When Nishat comes out to her parents, they say she can be anyone she wants—as long as she isn’t herself. Because Muslim girls aren’t lesbians. Nishat doesn’t want to hide who she is, but she also doesn’t want to lose her relationship with her family. And her life only gets harder once a childhood friend walks back into her life.
Flávia is beautiful and charismatic and Nishat falls for her instantly. But when a school competition invites students to create their own businesses, both Flávia and Nishat choose to do henna, even though Flávia is appropriating Nishat’s culture. Amidst sabotage and school stress, their lives get more tangled—but Nishat can’t quite get rid of her crush on Flávia, and realizes there might be more to her than she realized.
If you have read the blurb of this beauty – then there will be a part that will definitely resonate with you, especially if you are a Desi who has grown up being stuck between the traditional ways of your parents and society; but also has been able to open yourself up by having your thoughts and opinion influenced by the whole wide world through the powers of internet – yes, I am talking to the generation who is living in the finite divide between being open and being true to your own traditions.
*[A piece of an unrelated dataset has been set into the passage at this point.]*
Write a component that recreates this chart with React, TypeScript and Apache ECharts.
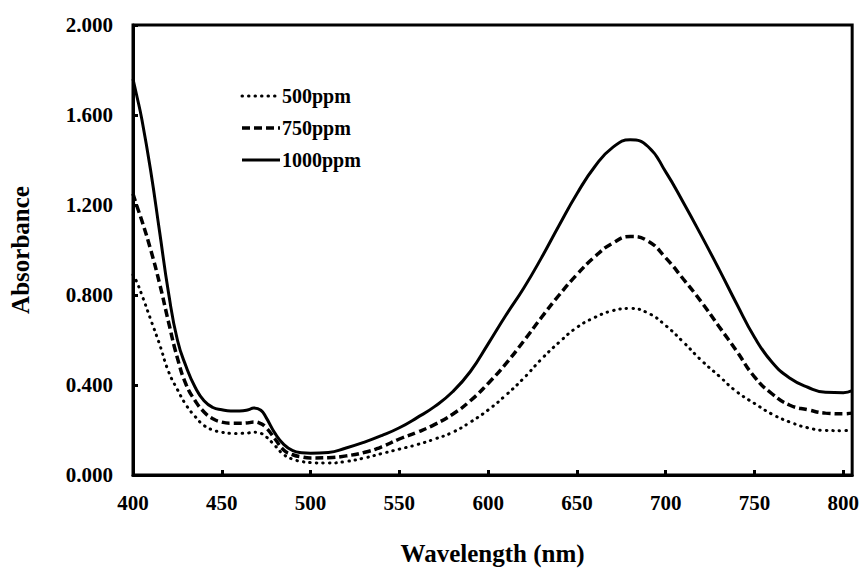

Nishat, our protagonist is a the first generation Bangladeshi Muslim living in Ireland, a predominantly white and Catholic community – they are a minority community and face a discrimination that, no matter how subtle still makes Nishat and her sister Priti feel uncomfortable in their own skin and identity.
The fact that Nishat is homosexual is open to the readers right from the get go, from Nishat admiring a girl she had a crush on as a pre – schooler, though she admits she didn’t exactly know it was a crush then, at a Bengali wedding of her cousin – we also read about Nishat’s conviction to come out to her parents – a fact that took a lot of courage, especially considering the way it turns out at first – for a proud Muslim family, this is something that is abominable and Nishat’s understanding that though she is firm in her own sexuality; it breaks her heart to see her parent’s acting like she doesn’t matter, that “this” will bring shame to their family. Just saying, IT IS hard to change a whole way of thinking, but do know that a parent’s love can surpass any hurdle.
The book, however, is all about a business competition being held in Nishat’s school. Nishat’s idea of opening a henna business, the art of henna being passed down to her, not just within her culture; but also in her family, by her own grandmother – is something that she knows she can actually be good at!
But when her crush, Flávia uses the same idea for the competition – she sees it as a betrayal and stealing of her culture. The icing on the cake? Flávia’s business parner is none other than Chyna, a white girl who is not just racist but is also a bully to Nishat! Along with this, Nishat also has to handle the fact that she has been outed via “text message”to the whole school – a catholic all – girl school, which has quite the effect on her mental health!
The Henna Wars was nothing short of stupendous – as a Desi reader, it was easy to see reflection of my own culture within the book – Nishat’s culture, so close to my own, felt coming home within the pages of the book. The sensitive way that the author has handled the issues of homophobia, racism and the cultural appropriation is commendable (yes, I had a couple of issues, but they were not major ones in the whole scheme of things)– and it is a book that is recommended to EVERYONE!
Adiba Jaigirdar is a Bangladeshi/Irish writer and teacher. She lives in Dublin, Ireland. She has an MA in Postcolonial Studies from the University of Kent, England and a BA in English and History from UCD, Ireland.
She is a contributor for Bookriot. Previously, she has published short fiction and poetry in various journals and anthologies.
All her work is aided by copious amounts of (kettle-made) tea and a whole lot of Hayley Kiyoko and Janelle Monáe.